Computational segmentation of Wayang Kulit video recordings using a Cross-Attention Temporal Model
Abstract
We report preliminary findings on a novel approach to automatically segment Javanese wayang kulit (traditional leather puppet) performances using computational methods. We focus on identifying comic interludes, which have been the subject of scholarly debate regarding their increasing duration. Our study employs action segmentation techniques from a Cross-Attention Temporal Model, adapting methods from computer vision to the unique challenges of wayang kulit videos. We manually labelled 100 video recordings of performances to create a dataset for training and testing our model.
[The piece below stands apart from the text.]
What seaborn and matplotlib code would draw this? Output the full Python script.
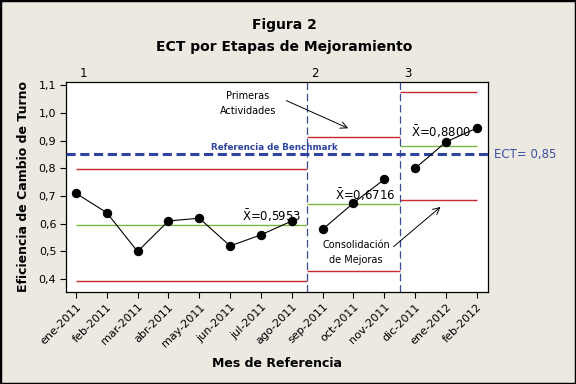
import numpy as np
import pandas as pd
import seaborn as sns
import matplotlib
matplotlib.use("Agg")
from matplotlib import pyplot as plt
from matplotlib.patches import Rectangle

sns.set_theme(style="white")
plt.rcParams['font.family'] = ['DejaVu Sans']
plt.rcParams['text.color'] = 'black'
plt.rcParams['axes.labelcolor'] = 'black'
plt.rcParams['xtick.color'] = 'black'
plt.rcParams['ytick.color'] = 'black'

# data
meses = ["ene-2011", "feb-2011", "mar-2011", "abr-2011", "may-2011", "jun-2011",
         "jul-2011", "ago-2011", "sep-2011", "oct-2011", "nov-2011", "dic-2011",
         "ene-2012", "feb-2012"]
ect = [0.71, 0.64, 0.50, 0.61, 0.62, 0.52, 0.56, 0.61,
       0.58, 0.675, 0.76,
       0.80, 0.895, 0.945]
etapa = [1] * 8 + [2] * 3 + [3] * 3
etapa_inicio = [0, 7.5, 10.5]
etapa_fin = [7.5, 10.5, 13]
media = [0.5953, 0.6716, 0.8800]
lsc = [0.797, 0.911, 1.074]
lic = [0.394, 0.431, 0.684]
benchmark = 0.85
yticks = [0.4, 0.5, 0.6, 0.7, 0.8, 0.9, 1.0, 1.1]

BG = "#ECE9E1"
ROJO = "#C8292F"
VERDE = "#7DB543"
AZUL = "#2E44A0"
AZUL_V = "#3A4C96"

df = pd.DataFrame({"idx": np.arange(len(meses)), "ect": ect, "etapa": etapa})

fig = plt.figure(figsize=(5.76, 3.84), dpi=100, facecolor=BG)
ax = fig.add_axes([0.1146, 0.2396, 0.7326, 0.5469])
ax.set_facecolor("white")

# limits per stage
for i in range(3):
    ax.hlines(lsc[i], etapa_inicio[i], etapa_fin[i], color=ROJO, lw=1.0, zorder=2)
    ax.hlines(lic[i], etapa_inicio[i], etapa_fin[i], color=ROJO, lw=1.0, zorder=2)
    ax.hlines(media[i], etapa_inicio[i], etapa_fin[i], color=VERDE, lw=1.0, zorder=2)

for b in etapa_inicio[1:]:
    ax.axvline(b, color=AZUL_V, lw=0.9, ls=(0, (6, 3)), zorder=2)

ax.axhline(benchmark, color=AZUL, lw=2.2, ls=(0, (3, 1.5)), zorder=3)

sns.lineplot(data=df, x="idx", y="ect", units="etapa", estimator=None,
             color="black", lw=0.8, marker="o", markersize=6,
             markeredgecolor="black", ax=ax, zorder=4, legend=False)

ax.set_xlim(-0.32, 13.36)
ax.set_ylim(0.354, 1.111)
ax.set_yticks(yticks)
ax.set_yticklabels([f"{v:.1f}".replace(".", ",") for v in yticks], fontsize=8)
ax.set_xticks(df["idx"])
ax.set_xticklabels(meses, rotation=45, ha="right", rotation_mode="anchor", fontsize=8)
ax.tick_params(axis="both", which="both", direction="out", length=4, width=0.8,
               bottom=True, left=True, color="black", pad=3)
for s in ax.spines.values():
    s.set_color("black")
    s.set_linewidth(0.9)

ax.set_xlabel("Mes de Referencia", fontsize=9, fontweight="bold", labelpad=6)
ax.set_ylabel("Eficiencia de Cambio de Turno", fontsize=9, fontweight="bold", labelpad=6)

# stage numbers
for i, x in enumerate([0.25, 7.75, 10.75]):
    ax.text(x, 1.117, str(i + 1), fontsize=8.5, ha="center", va="bottom")

# mean labels
pos_media = [(5.4, 0.628), (8.4, 0.704), (10.88, 0.932)]
for (x, y), m in zip(pos_media, media):
    ax.text(x, y, r"$\bar{\mathrm{X}}$=" + f"{m:.4f}".replace(".", ","),
            fontsize=8.5, ha="left", va="center", zorder=3)

ax.text(6.44, 0.874, "Referencia de Benchmark", fontsize=6.3, fontweight="bold",
        color=AZUL, ha="center", va="center", zorder=3)
ax.text(13.55, benchmark, "ECT= 0,85", fontsize=8.5, color="#3B4FA8", ha="left",
        va="center", clip_on=False)

ax.text(5.58, 1.033, "Primeras\nActividades", fontsize=7, ha="center", va="center",
        linespacing=1.6)
ax.annotate("", xy=(8.91, 0.94), xytext=(6.74, 1.048),
            arrowprops=dict(arrowstyle="->", color="black", lw=0.7))
ax.text(9.08, 0.495, "Consolidación\nde Mejoras", fontsize=7, ha="center", va="center",
        linespacing=1.6, zorder=5)
ax.annotate("", xy=(11.89, 0.667), xytext=(10.23, 0.511),
            arrowprops=dict(arrowstyle="->", color="black", lw=0.7))

fig.text(0.493, 0.935, "Figura 2", fontsize=10, fontweight="bold", ha="center", va="center")
fig.text(0.493, 0.877, "ECT por Etapas de Mejoramiento", fontsize=10, fontweight="bold",
         ha="center", va="center")

fig.patches.append(Rectangle((0, 0), 1, 1, transform=fig.transFigure, fill=False,
                             edgecolor="black", lw=2.5))

fig.savefig("out.png", dpi=100, facecolor=BG)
These videos, which are typically 7 hours long, were sampled from our comprehensive dataset of 12,638 videos uploaded to a video platform between 03 Jun 2012 and 30 Dec 2023. The resulting algorithm achieves an accuracy of 89.06 % in distinguishing between comic interludes and regular performance segments, with F1-scores of 96.53 %, 95.91 %, and 92.47 % at overlapping thresholds of 10 %, 25 %, and 50 % respectively. This work demonstrates the potential of computational approaches in analyzing traditional performing arts and other video material, offering new tools for quantitative studies of audiovisual cultural phenomena, and provides a foundation for future empirical research on the evolution of wayang kulit performances.